> [REQUEST]: In the listing below, locate the line with "Write a component" and the line with "ctx.textAlign = 'left';", then output both and everything between them exactly, minus any pictures.

> [SUPPLIED MATERIAL]:
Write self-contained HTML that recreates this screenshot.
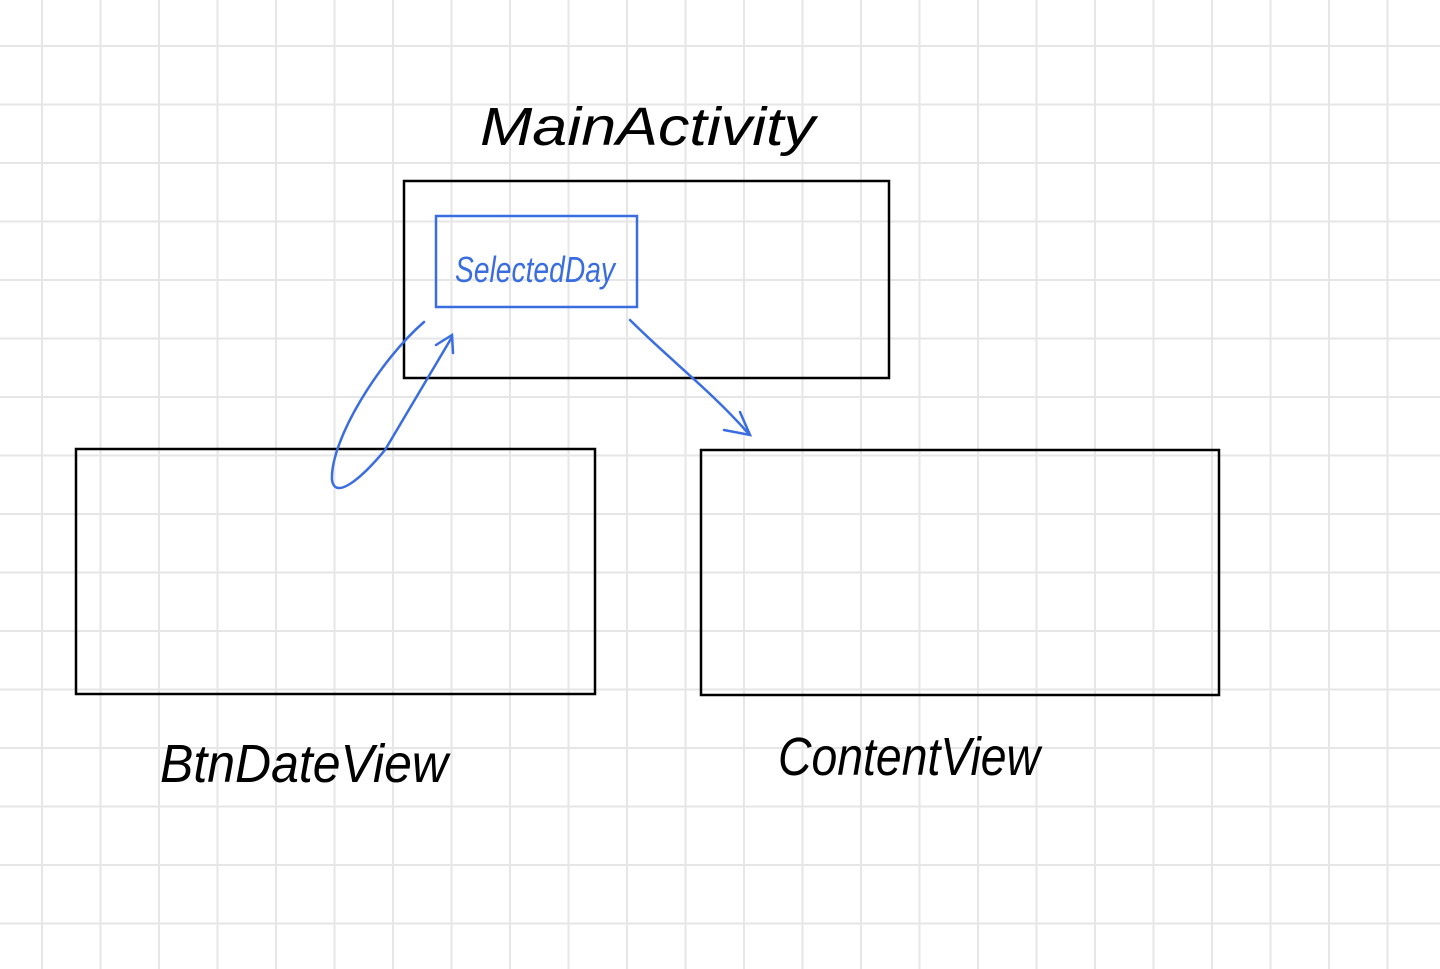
--
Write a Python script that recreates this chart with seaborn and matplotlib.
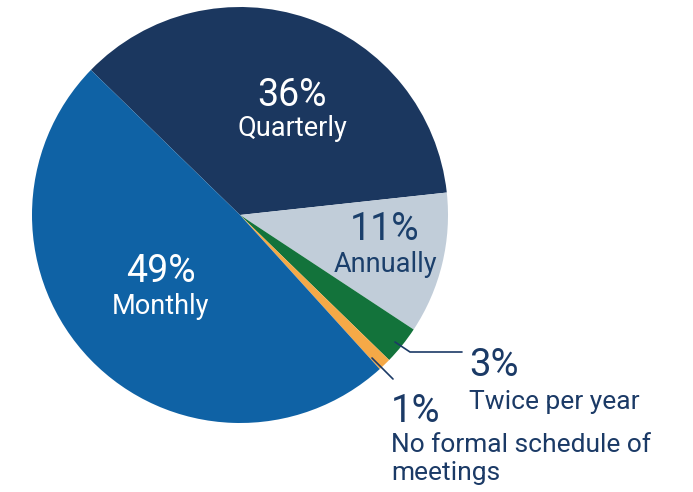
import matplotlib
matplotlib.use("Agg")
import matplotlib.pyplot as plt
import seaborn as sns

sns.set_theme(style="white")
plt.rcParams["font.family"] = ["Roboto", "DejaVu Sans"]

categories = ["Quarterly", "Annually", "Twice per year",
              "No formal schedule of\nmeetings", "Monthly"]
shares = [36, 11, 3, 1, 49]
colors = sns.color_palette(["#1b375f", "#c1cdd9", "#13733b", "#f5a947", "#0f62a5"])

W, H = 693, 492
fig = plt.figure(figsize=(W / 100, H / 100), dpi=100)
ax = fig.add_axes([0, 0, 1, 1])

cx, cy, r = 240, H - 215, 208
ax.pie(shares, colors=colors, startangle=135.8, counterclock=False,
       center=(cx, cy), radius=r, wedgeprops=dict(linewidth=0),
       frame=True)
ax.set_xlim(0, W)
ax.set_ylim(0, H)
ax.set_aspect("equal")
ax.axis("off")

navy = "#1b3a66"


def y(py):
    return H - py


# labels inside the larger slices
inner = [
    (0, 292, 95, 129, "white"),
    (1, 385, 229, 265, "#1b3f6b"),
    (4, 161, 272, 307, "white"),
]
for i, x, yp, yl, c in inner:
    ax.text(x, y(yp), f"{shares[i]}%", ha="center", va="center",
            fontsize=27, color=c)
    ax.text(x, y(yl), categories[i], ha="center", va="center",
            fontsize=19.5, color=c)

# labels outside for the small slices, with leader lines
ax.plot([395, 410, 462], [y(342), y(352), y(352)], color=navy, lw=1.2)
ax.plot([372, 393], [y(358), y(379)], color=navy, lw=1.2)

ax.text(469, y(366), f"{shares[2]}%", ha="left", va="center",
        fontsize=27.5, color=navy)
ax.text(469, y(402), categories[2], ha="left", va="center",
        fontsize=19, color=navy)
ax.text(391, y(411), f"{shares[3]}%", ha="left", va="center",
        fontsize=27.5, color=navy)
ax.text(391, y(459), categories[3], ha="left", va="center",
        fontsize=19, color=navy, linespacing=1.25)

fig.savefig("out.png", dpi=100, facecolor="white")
==
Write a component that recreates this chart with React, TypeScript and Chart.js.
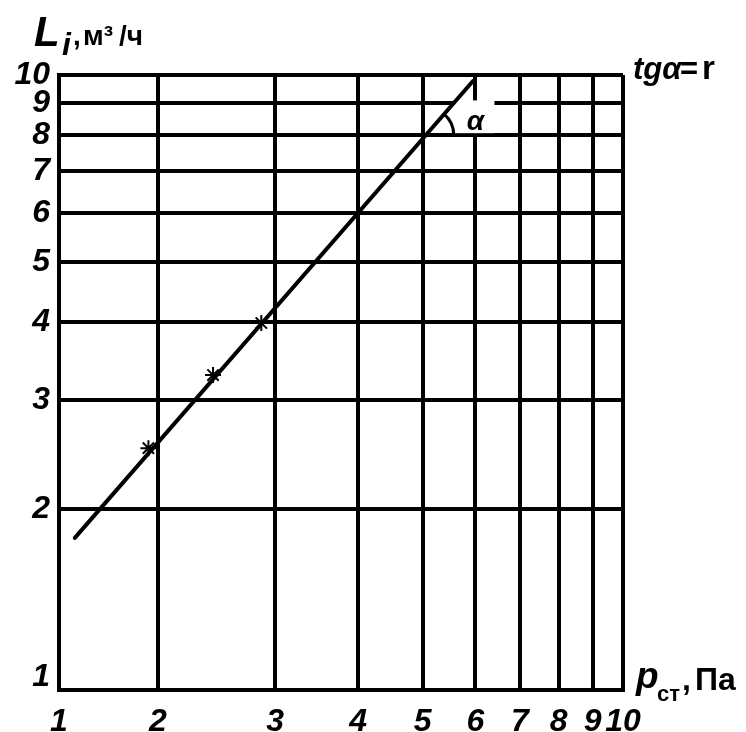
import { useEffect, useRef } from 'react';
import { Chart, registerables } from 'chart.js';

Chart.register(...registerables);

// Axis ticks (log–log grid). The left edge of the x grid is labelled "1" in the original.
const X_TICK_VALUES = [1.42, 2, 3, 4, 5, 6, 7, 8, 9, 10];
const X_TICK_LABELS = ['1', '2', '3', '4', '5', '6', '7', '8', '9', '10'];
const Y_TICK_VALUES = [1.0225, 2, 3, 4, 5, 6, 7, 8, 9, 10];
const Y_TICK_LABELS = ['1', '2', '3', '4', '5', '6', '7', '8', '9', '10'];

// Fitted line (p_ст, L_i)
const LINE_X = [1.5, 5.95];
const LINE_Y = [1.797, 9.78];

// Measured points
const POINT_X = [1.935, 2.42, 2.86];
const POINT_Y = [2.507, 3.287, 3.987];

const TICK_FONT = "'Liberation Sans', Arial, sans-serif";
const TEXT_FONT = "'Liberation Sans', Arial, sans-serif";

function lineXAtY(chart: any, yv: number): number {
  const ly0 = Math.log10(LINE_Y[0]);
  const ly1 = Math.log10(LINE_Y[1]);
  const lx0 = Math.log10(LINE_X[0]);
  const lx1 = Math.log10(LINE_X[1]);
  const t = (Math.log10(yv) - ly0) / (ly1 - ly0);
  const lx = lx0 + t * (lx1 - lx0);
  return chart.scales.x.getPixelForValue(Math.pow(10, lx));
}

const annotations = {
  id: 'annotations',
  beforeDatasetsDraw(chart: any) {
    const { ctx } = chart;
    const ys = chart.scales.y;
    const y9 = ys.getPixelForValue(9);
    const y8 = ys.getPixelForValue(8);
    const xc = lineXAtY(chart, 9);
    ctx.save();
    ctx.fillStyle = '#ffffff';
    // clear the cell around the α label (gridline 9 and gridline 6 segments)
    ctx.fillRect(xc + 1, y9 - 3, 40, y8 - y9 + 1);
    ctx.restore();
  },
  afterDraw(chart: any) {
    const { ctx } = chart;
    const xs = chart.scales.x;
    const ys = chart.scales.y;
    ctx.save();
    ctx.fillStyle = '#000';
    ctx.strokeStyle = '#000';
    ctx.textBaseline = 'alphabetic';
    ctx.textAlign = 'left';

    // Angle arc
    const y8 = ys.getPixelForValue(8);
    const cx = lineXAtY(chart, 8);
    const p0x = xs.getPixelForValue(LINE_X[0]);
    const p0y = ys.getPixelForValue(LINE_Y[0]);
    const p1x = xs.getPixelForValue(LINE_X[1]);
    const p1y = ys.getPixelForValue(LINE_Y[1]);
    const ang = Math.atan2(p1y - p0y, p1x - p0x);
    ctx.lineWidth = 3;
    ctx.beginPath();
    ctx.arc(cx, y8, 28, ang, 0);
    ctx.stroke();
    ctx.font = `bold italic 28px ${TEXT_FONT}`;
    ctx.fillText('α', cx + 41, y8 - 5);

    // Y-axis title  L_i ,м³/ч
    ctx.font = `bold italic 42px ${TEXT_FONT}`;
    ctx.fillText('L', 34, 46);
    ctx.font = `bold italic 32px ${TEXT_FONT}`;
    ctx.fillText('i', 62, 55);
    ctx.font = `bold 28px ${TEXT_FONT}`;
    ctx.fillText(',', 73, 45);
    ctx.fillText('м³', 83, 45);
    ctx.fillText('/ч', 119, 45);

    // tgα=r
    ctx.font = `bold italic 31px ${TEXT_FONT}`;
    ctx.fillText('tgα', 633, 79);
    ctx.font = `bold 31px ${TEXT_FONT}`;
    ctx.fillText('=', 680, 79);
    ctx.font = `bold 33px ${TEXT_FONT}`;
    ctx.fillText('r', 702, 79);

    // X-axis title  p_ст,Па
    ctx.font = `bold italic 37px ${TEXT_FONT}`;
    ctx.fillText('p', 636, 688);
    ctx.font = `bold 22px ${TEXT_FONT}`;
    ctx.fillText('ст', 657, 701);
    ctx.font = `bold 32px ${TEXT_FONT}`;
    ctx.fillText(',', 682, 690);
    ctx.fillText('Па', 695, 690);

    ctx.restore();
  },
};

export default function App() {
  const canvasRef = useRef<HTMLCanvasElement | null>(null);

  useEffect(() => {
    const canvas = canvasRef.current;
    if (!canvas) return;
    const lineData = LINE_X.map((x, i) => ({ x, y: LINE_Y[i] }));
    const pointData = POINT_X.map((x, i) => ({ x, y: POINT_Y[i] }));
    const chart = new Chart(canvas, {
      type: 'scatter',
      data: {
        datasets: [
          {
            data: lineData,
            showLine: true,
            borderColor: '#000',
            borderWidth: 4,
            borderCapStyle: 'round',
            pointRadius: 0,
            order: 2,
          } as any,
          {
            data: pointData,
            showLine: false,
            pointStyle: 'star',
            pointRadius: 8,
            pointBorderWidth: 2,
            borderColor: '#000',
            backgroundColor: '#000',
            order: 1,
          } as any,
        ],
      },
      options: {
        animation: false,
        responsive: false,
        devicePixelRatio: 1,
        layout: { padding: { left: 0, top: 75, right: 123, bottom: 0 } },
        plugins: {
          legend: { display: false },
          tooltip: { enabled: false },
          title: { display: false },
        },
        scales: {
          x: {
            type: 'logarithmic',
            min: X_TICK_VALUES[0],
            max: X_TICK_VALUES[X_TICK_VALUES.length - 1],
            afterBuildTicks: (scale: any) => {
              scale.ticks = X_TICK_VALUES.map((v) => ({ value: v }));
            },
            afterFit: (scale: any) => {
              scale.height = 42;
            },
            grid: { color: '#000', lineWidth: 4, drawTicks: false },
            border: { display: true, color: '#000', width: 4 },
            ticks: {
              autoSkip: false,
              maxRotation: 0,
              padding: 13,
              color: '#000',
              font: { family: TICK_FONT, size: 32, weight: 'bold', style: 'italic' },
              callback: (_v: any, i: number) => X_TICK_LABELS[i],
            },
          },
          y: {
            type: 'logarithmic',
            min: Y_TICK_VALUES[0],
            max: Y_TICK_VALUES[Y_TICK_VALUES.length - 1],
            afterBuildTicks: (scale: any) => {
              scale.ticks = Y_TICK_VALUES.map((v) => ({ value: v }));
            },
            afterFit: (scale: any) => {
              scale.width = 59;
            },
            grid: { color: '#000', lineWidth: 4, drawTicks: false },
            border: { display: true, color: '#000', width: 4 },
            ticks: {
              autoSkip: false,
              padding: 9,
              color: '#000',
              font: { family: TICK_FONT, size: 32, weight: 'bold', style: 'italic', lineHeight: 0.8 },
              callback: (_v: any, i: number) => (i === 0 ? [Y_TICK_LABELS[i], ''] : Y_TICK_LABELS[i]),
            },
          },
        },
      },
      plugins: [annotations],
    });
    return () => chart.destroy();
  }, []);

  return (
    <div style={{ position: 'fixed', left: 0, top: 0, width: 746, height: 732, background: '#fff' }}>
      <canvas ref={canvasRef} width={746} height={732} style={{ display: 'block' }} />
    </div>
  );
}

> [RESPONSE]:
Write a component that recreates this chart with React, TypeScript and Chart.js.
import { useEffect, useRef } from 'react';
import { Chart, registerables } from 'chart.js';

Chart.register(...registerables);

// Axis ticks (log–log grid). The left edge of the x grid is labelled "1" in the original.
const X_TICK_VALUES = [1.42, 2, 3, 4, 5, 6, 7, 8, 9, 10];
const X_TICK_LABELS = ['1', '2', '3', '4', '5', '6', '7', '8', '9', '10'];
const Y_TICK_VALUES = [1.0225, 2, 3, 4, 5, 6, 7, 8, 9, 10];
const Y_TICK_LABELS = ['1', '2', '3', '4', '5', '6', '7', '8', '9', '10'];

// Fitted line (p_ст, L_i)
const LINE_X = [1.5, 5.95];
const LINE_Y = [1.797, 9.78];

// Measured points
const POINT_X = [1.935, 2.42, 2.86];
const POINT_Y = [2.507, 3.287, 3.987];

const TICK_FONT = "'Liberation Sans', Arial, sans-serif";
const TEXT_FONT = "'Liberation Sans', Arial, sans-serif";

function lineXAtY(chart: any, yv: number): number {
  const ly0 = Math.log10(LINE_Y[0]);
  const ly1 = Math.log10(LINE_Y[1]);
  const lx0 = Math.log10(LINE_X[0]);
  const lx1 = Math.log10(LINE_X[1]);
  const t = (Math.log10(yv) - ly0) / (ly1 - ly0);
  const lx = lx0 + t * (lx1 - lx0);
  return chart.scales.x.getPixelForValue(Math.pow(10, lx));
}

const annotations = {
  id: 'annotations',
  beforeDatasetsDraw(chart: any) {
    const { ctx } = chart;
    const ys = chart.scales.y;
    const y9 = ys.getPixelForValue(9);
    const y8 = ys.getPixelForValue(8);
    const xc = lineXAtY(chart, 9);
    ctx.save();
    ctx.fillStyle = '#ffffff';
    // clear the cell around the α label (gridline 9 and gridline 6 segments)
    ctx.fillRect(xc + 1, y9 - 3, 40, y8 - y9 + 1);
    ctx.restore();
  },
  afterDraw(chart: any) {
    const { ctx } = chart;
    const xs = chart.scales.x;
    const ys = chart.scales.y;
    ctx.save();
    ctx.fillStyle = '#000';
    ctx.strokeStyle = '#000';
    ctx.textBaseline = 'alphabetic';
    ctx.textAlign = 'left';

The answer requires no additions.